The synopsis for Jupiter Ascending reads like a textbook good, old-fashioned space opera: Jupiter Jones (Mila Kunis) is a down-on-her-luck caretaker who hates her life and wants to escape. After discovering she is space royalty and just a few bureaucratic procedures away from inheriting Earth, she sets off on a high-octane quest through the galaxy, accompanied by a genetically mutated wolf man called Caine Wise (Channing Tatum), to claim what is rightfully hers. But before Jupiter can become the literal Miss World, she and Mr Wise must deal with Balem (Eddie Redmayne), Kalique (Tuppence Middleton) and Titus (Douglas Booth), a trio of immortal siblings of the House of Abrasax, who each believe they are also in the running as Earth’s heir.

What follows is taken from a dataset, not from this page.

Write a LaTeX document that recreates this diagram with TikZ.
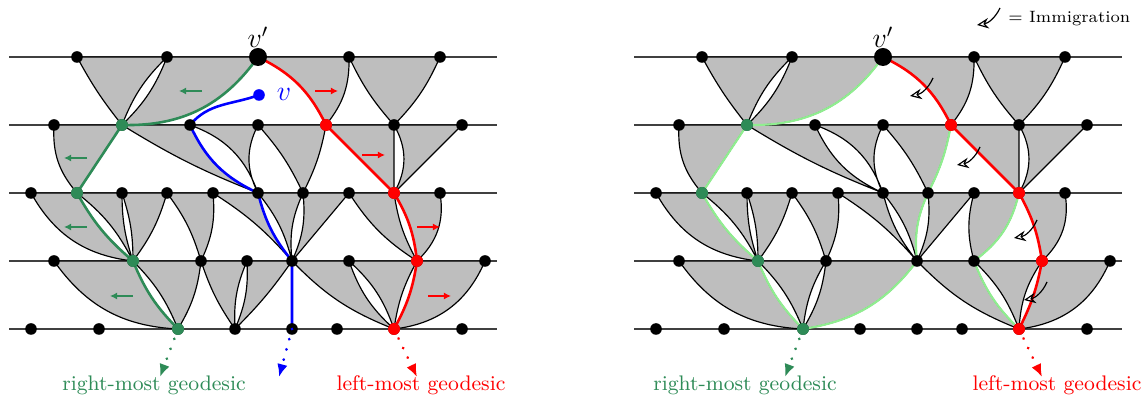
\documentclass[tikz,border=0pt]{standalone}
\usepackage{xcolor}
\usepackage{tikz}
\usetikzlibrary{arrows.meta,positioning}
\definecolor{GeoGreen}{RGB}{46,139,87}
\definecolor{GeoRed}{RGB}{255,0,0}
\definecolor{GeoBlue}{RGB}{0,0,255}
\definecolor{HaloGreen}{RGB}{144,238,144}
\definecolor{CellGray}{RGB}{190,190,190}
% one shaded cell: top corners #1,#2, apex #3, bends of the two sides (upper -> lower)
\newcommand{\fan}[5]{\filldraw[cell] (#1) -- (#2) to[bend left=#5] (#3) to[bend right=#4] (#1) -- cycle;}

\begin{document}
\begin{tikzpicture}[
  x=0.015cm, y=0.015cm,
  rowline/.style={draw=black!75,line width=0.5pt},
  cell/.style={fill=CellGray,draw=black,line width=0.5pt},
  geo/.style={line width=1.1pt},
  halo/.style={draw=HaloGreen,line width=0.9pt},
  tail/.style={line width=1.3pt,dash pattern=on 0.01pt off 4.5pt,line cap=round,-{Latex[length=5.5pt,width=4.5pt]}},
  drift/.style={line width=0.75pt,-{Latex[length=3pt,width=3pt]}},
  immig/.style={line width=0.5pt,-{Stealth[open,length=5pt,width=4.5pt]}},
  geolab/.style={font=\small,anchor=base}
]
\useasboundingbox (0,0) rectangle (1145,398);

% time lines
\foreach \y in {341,273,205,137,69} {
  \draw[rowline] (9,\y) -- (497,\y);
  \draw[rowline] (634,\y) -- (1122,\y);
}

% vertices of both panels
\foreach \p/\s in {L/0,R/625} {
  \foreach \x [count=\i] in {77,167,258,349,440} \coordinate (\p0-\i) at (\x+\s,341);
  \foreach \x [count=\i] in {54,122,190,258,326,394,462} \coordinate (\p1-\i) at (\x+\s,273);
  \foreach \x [count=\i] in {31,77,122,167,213,258,303,349,394,440} \coordinate (\p2-\i) at (\x+\s,205);
  \foreach \x [count=\i] in {31,99,178,235,292,337,394,462} \coordinate (\p4-\i) at (\x+\s,69);
}
\foreach \x [count=\i] in {54,133,201,247,292,349,417,485} \coordinate (L3-\i) at (\x,137);
\foreach \x [count=\i] in {54,133,201,292,349,417,485} \coordinate (R3-\i) at (\x+625,137);
\coordinate (vb) at (259,303);

% cells shared by both panels
\foreach \p in {L,R} {
  \fan{\p0-1}{\p0-2}{\p1-2}{-5}{-12}
  \fan{\p0-2}{\p0-3}{\p1-2}{12}{28}
  \fan{\p0-3}{\p0-4}{\p1-5}{19}{20}
  \fan{\p0-4}{\p0-5}{\p1-6}{-8}{10}
  \fan{\p1-1}{\p1-2}{\p2-2}{-22}{0}
  \fan{\p1-2}{\p1-3}{\p2-6}{-5}{-20}
  \fan{\p1-3}{\p1-4}{\p2-6}{25}{-27}
  \fan{\p1-4}{\p1-5}{\p2-7}{8}{8}
  \fan{\p1-5}{\p1-6}{\p2-9}{0}{0}
  \fan{\p1-6}{\p1-7}{\p2-9}{30}{0}
  \fan{\p2-1}{\p2-2}{\p3-2}{-27}{-10}
  \fan{\p2-2}{\p2-3}{\p3-2}{12}{-9}
  \fan{\p2-3}{\p2-4}{\p3-2}{9}{10}
  \fan{\p2-4}{\p2-5}{\p3-3}{10}{15}
}
% left panel, lower strips
\fan{L2-5}{L2-6}{L3-5}{8}{-12}
\fan{L2-6}{L2-7}{L3-5}{12}{-15}
\fan{L2-7}{L2-8}{L3-5}{15}{0}
\fan{L2-8}{L2-9}{L3-7}{-12}{-10}
\fan{L2-9}{L2-10}{L3-7}{12}{28}
\fan{L3-1}{L3-2}{L4-3}{-26}{-11}
\fan{L3-2}{L3-3}{L4-3}{11}{12}
\fan{L3-3}{L3-4}{L4-4}{-8}{-13}
\fan{L3-4}{L3-5}{L4-4}{13}{5}
\fan{L3-5}{L3-6}{L4-7}{-12}{-14}
\fan{L3-6}{L3-7}{L4-7}{14}{-10}
\fan{L3-7}{L3-8}{L4-7}{10}{30}
% right panel, lower strips
\fan{R2-5}{R2-6}{R3-4}{8}{-12}
\fan{R2-6}{R2-7}{R3-4}{12}{-15}
\fan{R2-7}{R2-8}{R3-4}{15}{0}
\fan{R2-8}{R2-9}{R3-5}{-15}{20}
\fan{R2-9}{R2-10}{R3-6}{10}{28}
\fan{R3-1}{R3-2}{R4-3}{-26}{-11}
\fan{R3-2}{R3-3}{R4-3}{11}{-12}
\fan{R3-3}{R3-4}{R4-3}{12}{22}
\fan{R3-4}{R3-5}{R4-7}{-12}{-12}
\fan{R3-5}{R3-6}{R4-7}{12}{-15}
\fan{R3-6}{R3-7}{R4-7}{8}{30}

% geodesics, left panel
\draw[geo,GeoBlue] (vb) to[out=-160,in=50] (L1-3) to[bend left=-20] (L2-6) to[bend left=-12] (L3-5) -- (L4-5);
\draw[geo,GeoGreen] (L0-3) to[bend left=28] (L1-2) to[bend left=0] (L2-2) to[bend left=-10] (L3-2) to[bend left=-11] (L4-3);
\draw[geo,GeoRed] (L0-3) to[bend left=19] (L1-5) to[bend left=0] (L2-9) to[bend left=12] (L3-7) to[bend left=10] (L4-7);
% geodesics, right panel
\draw[halo] (R0-3) to[bend left=28] (R1-2) to[bend left=0] (R2-2) to[bend left=-10] (R3-2) to[bend left=-11] (R4-3);
\draw[halo] (R1-5) to[bend left=8] (R2-7) to[bend left=-15] (R3-4) to[bend left=22] (R4-3);
\draw[halo] (R2-9) to[bend left=20] (R3-5) to[bend left=-12] (R4-7);
\draw[geo,GeoRed] (R0-3) to[bend left=19] (R1-5) to[bend left=0] (R2-9) to[bend left=10] (R3-6) to[bend left=8] (R4-7);

% dots
\foreach \p/\n in {L0/5,L1/7,L2/10,L3/8,L4/8,R0/5,R1/7,R2/10,R3/7,R4/8}
  \foreach \i in {1,...,\n} \fill (\p-\i) circle[radius=5.8];
\foreach \c in {L1-2,L2-2,L3-2,L4-3,R1-2,R2-2,R3-2,R4-3} \fill[GeoGreen] (\c) circle[radius=6];
\foreach \c in {L1-5,L2-9,L3-7,L4-7,R1-5,R2-9,R3-6,R4-7} \fill[GeoRed] (\c) circle[radius=6];
\fill (L0-3) circle[radius=9];
\fill (R0-3) circle[radius=9];
\fill[GeoBlue] (vb) circle[radius=5.8];

\node[font=\large] (vL) at (258,361) {$v'$};
\node[font=\large] (vR) at (883,361) {$v'$};
\node[font=\large,text=GeoBlue] (vlab) at (284,304) {$v$};

% drift arrows
\foreach \x/\y in {202/307,87/240,87/171,133/102} \draw[drift,GeoGreen] (\x,\y) -- ++(-23,0);
\foreach \x/\y in {315/307,362/243,417/171,428/102} \draw[drift,GeoRed] (\x,\y) -- ++(23,0);

% immigration
\foreach \x/\y in {933/320,980/251,1037/178,1047/116} \draw[immig] (\x,\y) to[bend left=28] ++(-23,-18);
\draw[immig] (1000,390) to[bend left=28] ++(-23,-17);
\node[font=\scriptsize,anchor=base west,inner sep=0pt] (immlab) at (1008,375) {$=$ Immigration};

% continuation below the last line
\coordinate (gL) at (160,21);
\coordinate (bL) at (279,21);
\coordinate (rL) at (417,21);
\coordinate (gR) at (785,21);
\coordinate (rR) at (1042,21);
\draw[tail,GeoGreen] (L4-3) -- (gL);
\draw[tail,GeoBlue] (L4-5) -- (bL);
\draw[tail,GeoRed] (L4-7) -- (rL);
\draw[tail,GeoGreen] (R4-3) -- (gR);
\draw[tail,GeoRed] (R4-7) -- (rR);
\node[geolab,text=GeoGreen] (gLlab) at (154,7) {right-most geodesic};
\node[geolab,text=GeoRed] (rLlab) at (421,7) {left-most geodesic};
\node[geolab,text=GeoGreen] (gRlab) at (745,7) {right-most geodesic};
\node[geolab,text=GeoRed] (rRlab) at (1057,7) {left-most geodesic};
\end{tikzpicture}
\end{document}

As the Wachowskis’ first original, non-adapted film since The Matrix Revolutions in 2003, we were expecting big things from it. Unfortunately, it’s not the timeless space epic it could have been.
Before nitpicking, you must understand that it’s pure sci-fi and pure fun. Two hours of non-stop universe traversing, kick-ass visual effects and insanely awesome gadgets (Caine’s anti-gravity boots trump Marty McFly’s self-lacing trainers in ‘things we so badly want to be real’) make for a good time no matter what kind of experience you have with space operas. It’s definitely worth watching if you’re into that sort of thing, but maybe just the one time. It’s not the type of film that warrants detailed analysis, expanded universes or even a sequel.
The story is fun, but pretty basic. It’s got a beginning, middle and an end, with limited surprises or standout moments. And, if we are all being totally honest here, it takes a bit of time wrapping the story up, i.e.: it’s too long. Sure, it’s exactly the same length as The Empire Strikes Back and shorter than Return Of The Jedi, but in Jupiter Ascending, 127 minutes of non-stop space capers gets tiring pretty quickly. The ending could have come much sooner without taking away from the story.
Aside from the stunning visual effects – in places, they really are something special – the characters are easily Jupiter Ascending’s strongest point. Mila Kunis makes a brilliant sci-fi lead, which is not necessarily surprising. Though some of her dialogue is a little clunky at times, she’s funny and charming, and reacts the way you’d expect you would act if you found yourself in Jupiter’s situation. Basically, she’s believable, which doesn’t often happen with female-led science fiction. She’s not massively bad-ass – the only training she’s had is janitorial, which likely didn’t teach how to execute a high kick or strangle your assailant to death using nothing but your thighs. But she gives it her best go, whacking her movie showdown sparring partner over the head with a pole.
There aren’t any jaw-dropping performances, but that’s fine and unsurprising (again, space opera). It’s just good, spacey fun. The Abrasax siblings are all suitably creepy and mysterious. Middleton’s elegant but conniving Kalique and Booth’s smooth playboy Titus are intriguing, with their intentions easily hidden behind masks. Redmayne is a scene stealer, but mainly because he keeps up a gravelly, breathless voice throughout the film, and permanently looks as if he’s trying not to cry. It’s difficult to decide whether the combo makes his performance cool and alien or a bit weird, but it’s easy to forget about it.
The amusing dialogue, the interesting, three-dimensional characters and just how darn spacey and fun it all is makes Jupiter Ascending one to watch and enjoy, but ultimately forget about once you’ve seen something better.